Fine Art Collection
Fine Art Collection
“Art collection is a unique creative process every step of which tells an exciting story. A collection tells the tale of the collector’s own way to finding himself too. You encounter countless pieces and can grow to love lots of others, can see the potential and want to become closer to the objects and the stories, values and feelings behind them.” -said András Szabó.
The ResoArt Foundation handles more than 300 visual artifacts in its collection where classical pieces get along well with those of the Nagybánya School as well as the well known contemporaries. Two defining artists of our collection are the completely unique József Egry, Painter of the Lake Balaton, who does not belong to any of the defined styles and directions and Csaba Vilmos Perlott who started his painting career in Paris as a student of Matisse. However, the so-called modern classical artists like Isván Zámbó and László Lugossy are also represented in the collection.
József Egry – Painter of the Lake Balaton
Born into a day labourer peasant family in 1883, József Egry was a self taught painter at first. Later, with the help of Károly Lika, he was given the opportunity to spend a year in Paris. He then became a student of the College of Fine Arts in Hungary along with Pál Szinyei Merse and Károly Ferenczy. In 1911 he traveled to Belgium where the dock worker figures of Meunier, Belgian painter and sculptor made quite an impression on him. As a result, he too spent some time painting the suburban working class in a unique style which involved the golden brown colour spectrum. Around the time of the First World War, he spent time in Badacsonytomaj healing which was when he was first touched by the beauty of Lake Balaton. He decided to move there in 1918 and started capturing the forever changing atmosphere of the landscape with his own special technique which was based on the mixing of oil paint and pastel.
He was in close contact with the artist group of the Gresham coffee house and took part in the art life in Budapest by taking part in a few exhibitions. He first started experimenting with the creative force of light in the 1920s and he worked out his oil-pastel mixed technique to be able to work with bodiless surfaces connected to light phenomena.
Atmosphere penetrated by light remained an important topic of his throughout his career. His paintings were variations of the same topic, mainly of the natural beauty of Lake Balaton. He always simultaneously disintegrated and put things together. This new interpretation of nature-centeredness was a completely new voice in the European painting scene.

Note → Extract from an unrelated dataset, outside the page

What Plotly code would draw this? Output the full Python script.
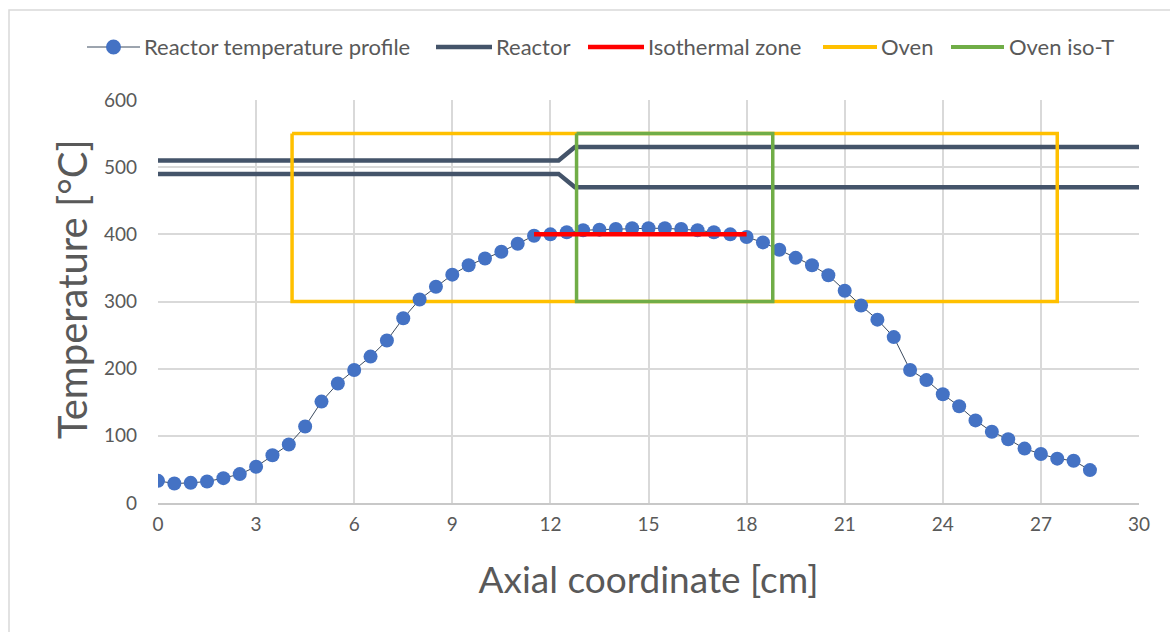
import plotly.graph_objects as go

# Axial temperature profile measured every 0.5 cm
axial_cm = [i * 0.5 for i in range(58)]
temperature_c = [
    33, 29, 30, 32, 37, 43, 54, 71, 87, 114,
    151, 178, 198, 218, 242, 275, 303, 322, 340, 354,
    364, 374, 386, 398, 400, 403, 406, 407, 408, 409,
    409, 409, 408, 406, 403, 400, 396, 388, 377, 365,
    354, 339, 316, 294, 273, 247, 198, 183, 162, 144,
    123, 106, 95, 81, 73, 66, 63, 49,
]

# Reactor wall outline (upper and lower lines, separated by a gap)
reactor_x = [0, 12.25, 12.75, 30, None, 0, 12.25, 12.75, 30]
reactor_y = [510, 510, 530, 530, None, 490, 490, 470, 470]

# Isothermal zone
iso_x = [11.5, 18]
iso_y = [400, 400]

# Oven box
oven_x = [4.1, 27.5, 27.5, 4.1, 4.1]
oven_y = [550, 550, 300, 300, 550]

# Oven isothermal section
oven_iso_x = [12.8, 18.8, 18.8, 12.8, 12.8]
oven_iso_y = [550, 550, 300, 300, 550]

x_ticks = [0, 3, 6, 9, 12, 15, 18, 21, 24, 27, 30]
y_ticks = [0, 100, 200, 300, 400, 500, 600]

FONT = "Lato, 'Open Sans', sans-serif"
TEXT = "#595959"
GRID = "#D9D9D9"

W, H = 1170, 632
ML, MR, MT, MB = 158, 31, 100, 129
PW, PH = W - ML - MR, H - MT - MB


def px_x(px):
    """Horizontal pixel position -> paper coordinate."""
    return (px - ML) / PW


def px_y(py):
    """Vertical pixel position -> paper coordinate."""
    return (H - MB - py) / PH


series = [
    dict(name="Reactor temperature profile", color="#3B4A5E", width=1,
         marker="#4472C4", x0=87, x1=140, tx=142),
    dict(name="Reactor", color="#44546A", width=4.5, marker=None,
         x0=436, x1=492, tx=494),
    dict(name="Isothermal zone", color="#FF0000", width=4.5, marker=None,
         x0=588, x1=644, tx=646),
    dict(name="Oven", color="#FFC000", width=4, marker=None,
         x0=823, x1=877, tx=879),
    dict(name="Oven iso-T", color="#70AD47", width=4, marker=None,
         x0=951, x1=1004, tx=1007),
]

fig = go.Figure()

fig.add_trace(go.Scatter(
    x=reactor_x, y=reactor_y, mode="lines", name="Reactor",
    line=dict(color="#44546A", width=4.5),
))
fig.add_trace(go.Scatter(
    x=oven_x, y=oven_y, mode="lines", name="Oven",
    line=dict(color="#FFC000", width=3.5),
))
fig.add_trace(go.Scatter(
    x=axial_cm, y=temperature_c, mode="lines+markers",
    name="Reactor temperature profile",
    line=dict(color="#3B4A5E", width=1),
    marker=dict(color="#4472C4", size=14),
))
fig.add_trace(go.Scatter(
    x=oven_iso_x, y=oven_iso_y, mode="lines", name="Oven iso-T",
    line=dict(color="#70AD47", width=3.5),
))
fig.add_trace(go.Scatter(
    x=iso_x, y=iso_y, mode="lines", name="Isothermal zone",
    line=dict(color="#FF0000", width=4.5),
))

# Legend row drawn with shapes and annotations
legend_y = px_y(47)
shapes = [dict(
    type="rect", xref="paper", yref="paper",
    x0=px_x(9), x1=px_x(1176), y0=px_y(640), y1=px_y(10),
    line=dict(color="#D9D9D9", width=1.5), fillcolor="rgba(0,0,0,0)",
    layer="below",
)]
annotations = []
for s in series:
    shapes.append(dict(
        type="line", xref="paper", yref="paper",
        x0=px_x(s["x0"]), x1=px_x(s["x1"]), y0=legend_y, y1=legend_y,
        line=dict(color=s["color"], width=s["width"]),
    ))
    if s["marker"]:
        shapes.append(dict(
            type="circle", xref="paper", yref="paper",
            xsizemode="pixel", ysizemode="pixel",
            xanchor=px_x((s["x0"] + s["x1"]) / 2), yanchor=legend_y,
            x0=-7.5, x1=7.5, y0=-7.5, y1=7.5,
            fillcolor=s["marker"], line=dict(width=0),
        ))
    annotations.append(dict(
        xref="paper", yref="paper", x=px_x(s["tx"]), y=legend_y,
        xanchor="left", yanchor="middle", showarrow=False,
        text=s["name"], font=dict(size=22, color=TEXT, family=FONT),
    ))

# Vertical axis title
annotations.append(dict(
    xref="paper", yref="paper", x=px_x(72), y=px_y(289),
    xanchor="center", yanchor="middle", showarrow=False, textangle=-90,
    text="Temperature [°C]", font=dict(size=40, color=TEXT, family=FONT),
))

fig.update_layout(
    width=W, height=H,
    margin=dict(l=ML, r=MR, t=MT, b=MB),
    paper_bgcolor="white", plot_bgcolor="white",
    font=dict(family=FONT, color=TEXT, size=19),
    showlegend=False,
    xaxis=dict(
        range=[0, 30], tickvals=x_ticks, ticktext=[str(v) for v in x_ticks],
        showgrid=True, gridcolor=GRID, gridwidth=1.5,
        showline=True, linecolor="#C8C8C8", linewidth=2,
        zeroline=False, ticks="", ticklabelstandoff=3,
        tickfont=dict(size=19, color=TEXT),
        title=dict(text="Axial coordinate [cm]",
                   font=dict(size=37, color=TEXT), standoff=33),
    ),
    yaxis=dict(
        range=[0, 600], tickvals=y_ticks, ticktext=[str(v) for v in y_ticks],
        showgrid=True, gridcolor=GRID, gridwidth=1.5,
        showline=False, zeroline=False, ticks="", ticklabelstandoff=20,
        tickfont=dict(size=19, color=TEXT),
    ),
    shapes=shapes,
    annotations=annotations,
)

fig.write_html("out.html")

Csaba Vilmos Perlrott – Student of Matisse
” Another large part of the visual arts exhibition is made up of the paintings of Csaba Vilmos Perlott. In painting, I was always attracted to the strong colours of les Fauves as well as their expressiveness. ” András Szabó
Csaba Vilmos Perlott was a young artist of the Nagybánya School when he arrived in Paris in 1906. He was one of the first students of the painting school founded by Matisse. He almost immediately familiarized with and started owning the new style and this can be noticed on a number of his paintings inspired by Paris. From the very first moment of his stay, Perlott fit in perfectly with the lively Paris art life and his later works kept up with all the important international trends too. He painted landscapes, still lifes, nudes in Cubist style. He worked in Munich, Madrid, Berlin and Dresden. In Hungary, in 1909 he was one of the founders of the Kecskemét Arts’ Colony and in the last part of his life he was a member of the Szentendre Painters’ Society.